▶ _Given task_:
Set down all of the data that follows word for word, without the images.

+ + +

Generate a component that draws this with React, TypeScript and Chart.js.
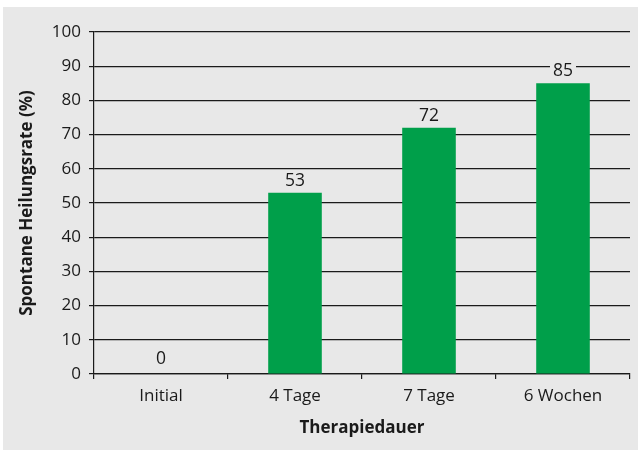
import React, { useEffect, useRef } from "react";
import { Chart, registerables } from "chart.js";

Chart.register(...registerables);

const categories = ["Initial", "4 Tage", "7 Tage", "6 Wochen"];
const values = [0, 53, 72, 85];
const yTitle = "Spontane Heilungsrate (%)";
const xTitle = "Therapiedauer";

const BG = "#e8e8e8";
const GREEN = "#009f4a";
const INK = "#1a1a1a";
const FONT = "'Open Sans', sans-serif";

const labelPlugin = {
  id: "valueLabels",
  afterDatasetsDraw(chart: any) {
    const ctx = chart.ctx;
    const meta = chart.getDatasetMeta(0);
    ctx.save();
    ctx.font = `17.5px ${FONT}`;
    ctx.textAlign = "center";
    ctx.textBaseline = "alphabetic";
    meta.data.forEach((bar: any, i: number) => {
      const v = values[i];
      const txt = String(v);
      const gap = v === 0 ? 10 : 7;
      const y = bar.y - gap;
      const w = ctx.measureText(txt).width;
      ctx.fillStyle = BG;
      ctx.fillRect(bar.x - w / 2 - 3, y - 15, w + 6, 16);
      ctx.fillStyle = INK;
      ctx.fillText(txt, bar.x, y);
    });
    ctx.restore();
  },
};

export default function App() {
  const ref = useRef<HTMLCanvasElement>(null);
  useEffect(() => {
    document.body.style.margin = "0";
    const chart = new Chart(ref.current!, {
      type: "bar",
      data: {
        labels: categories,
        datasets: [
          {
            data: values,
            backgroundColor: GREEN,
            borderWidth: 0,
            barPercentage: 0.4,
            categoryPercentage: 1,
          },
        ],
      },
      options: {
        animation: false,
        responsive: false,
        devicePixelRatio: 1,
        layout: { padding: { left: 0, top: 25, right: 8, bottom: 0 } },
        plugins: { legend: { display: false }, tooltip: { enabled: false } },
        scales: {
          x: {
            afterFit(scale: any) {
              scale.height = 76;
            },
            grid: {
              display: true,
              drawOnChartArea: false,
              drawTicks: true,
              offset: true,
              tickLength: 5,
              color: INK,
              lineWidth: 1.2,
            },
            border: { display: true, color: INK, width: 1.2 },
            ticks: {
              color: INK,
              font: { family: FONT, size: 17 },
              padding: 7,
              maxRotation: 0,
            },
            title: {
              display: true,
              text: xTitle,
              color: INK,
              font: { family: FONT, size: 17, weight: "bold" },
              padding: { top: 0, bottom: 12 },
            },
          },
          y: {
            min: 0,
            max: 100,
            afterFit(scale: any) {
              scale.width = 91;
            },
            grid: {
              color: INK,
              lineWidth: 1.2,
              tickLength: 5,
            },
            border: { display: true, color: INK, width: 1.2 },
            ticks: {
              stepSize: 10,
              color: INK,
              font: { family: FONT, size: 17 },
              padding: 8,
            },
            title: {
              display: true,
              text: yTitle,
              color: INK,
              font: { family: FONT, size: 17, weight: "bold" },
              padding: { top: 14, bottom: 0 },
            },
          },
        },
      },
      plugins: [labelPlugin],
    });
    return () => chart.destroy();
  }, []);

  return (
    <div style={{ position: "relative", width: 638, height: 451, background: "#fff" }}>
      <div
        style={{
          position: "absolute",
          left: 3,
          top: 7,
          width: 635,
          height: 443,
          background: BG,
        }}
      >
        <canvas ref={ref} width={635} height={443} style={{ display: "block" }} />
      </div>
    </div>
  );
}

+ + +

▶ _Full solution_:
Generate a component that draws this with React, TypeScript and Chart.js.
import React, { useEffect, useRef } from "react";
import { Chart, registerables } from "chart.js";

Chart.register(...registerables);

const categories = ["Initial", "4 Tage", "7 Tage", "6 Wochen"];
const values = [0, 53, 72, 85];
const yTitle = "Spontane Heilungsrate (%)";
const xTitle = "Therapiedauer";

const BG = "#e8e8e8";
const GREEN = "#009f4a";
const INK = "#1a1a1a";
const FONT = "'Open Sans', sans-serif";

const labelPlugin = {
  id: "valueLabels",
  afterDatasetsDraw(chart: any) {
    const ctx = chart.ctx;
    const meta = chart.getDatasetMeta(0);
    ctx.save();
    ctx.font = `17.5px ${FONT}`;
    ctx.textAlign = "center";
    ctx.textBaseline = "alphabetic";
    meta.data.forEach((bar: any, i: number) => {
      const v = values[i];
      const txt = String(v);
      const gap = v === 0 ? 10 : 7;
      const y = bar.y - gap;
      const w = ctx.measureText(txt).width;
      ctx.fillStyle = BG;
      ctx.fillRect(bar.x - w / 2 - 3, y - 15, w + 6, 16);
      ctx.fillStyle = INK;
      ctx.fillText(txt, bar.x, y);
    });
    ctx.restore();
  },
};

export default function App() {
  const ref = useRef<HTMLCanvasElement>(null);
  useEffect(() => {
    document.body.style.margin = "0";
    const chart = new Chart(ref.current!, {
      type: "bar",
      data: {
        labels: categories,
        datasets: [
          {
            data: values,
            backgroundColor: GREEN,
            borderWidth: 0,
            barPercentage: 0.4,
            categoryPercentage: 1,
          },
        ],
      },
      options: {
        animation: false,
        responsive: false,
        devicePixelRatio: 1,
        layout: { padding: { left: 0, top: 25, right: 8, bottom: 0 } },
        plugins: { legend: { display: false }, tooltip: { enabled: false } },
        scales: {
          x: {
            afterFit(scale: any) {
              scale.height = 76;
            },
            grid: {
              display: true,
              drawOnChartArea: false,
              drawTicks: true,
              offset: true,
              tickLength: 5,
              color: INK,
              lineWidth: 1.2,
            },
            border: { display: true, color: INK, width: 1.2 },
            ticks: {
              color: INK,
              font: { family: FONT, size: 17 },
              padding: 7,
              maxRotation: 0,
            },
            title: {
              display: true,
              text: xTitle,
              color: INK,
              font: { family: FONT, size: 17, weight: "bold" },
              padding: { top: 0, bottom: 12 },
            },
          },
          y: {
            min: 0,
            max: 100,
            afterFit(scale: any) {
              scale.width = 91;
            },
            grid: {
              color: INK,
              lineWidth: 1.2,
              tickLength: 5,
            },
            border: { display: true, color: INK, width: 1.2 },
            ticks: {
              stepSize: 10,
              color: INK,
              font: { family: FONT, size: 17 },
              padding: 8,
            },
            title: {
              display: true,
              text: yTitle,
              color: INK,
              font: { family: FONT, size: 17, weight: "bold" },
              padding: { top: 14, bottom: 0 },
            },
          },
        },
      },
      plugins: [labelPlugin],
    });
    return () => chart.destroy();
  }, []);

  return (
    <div style={{ position: "relative", width: 638, height: 451, background: "#fff" }}>
      <div
        style={{
          position: "absolute",
          left: 3,
          top: 7,
          width: 635,
          height: 443,
          background: BG,
        }}
      >
        <canvas ref={ref} width={635} height={443} style={{ display: "block" }} />
      </div>
    </div>
  );
}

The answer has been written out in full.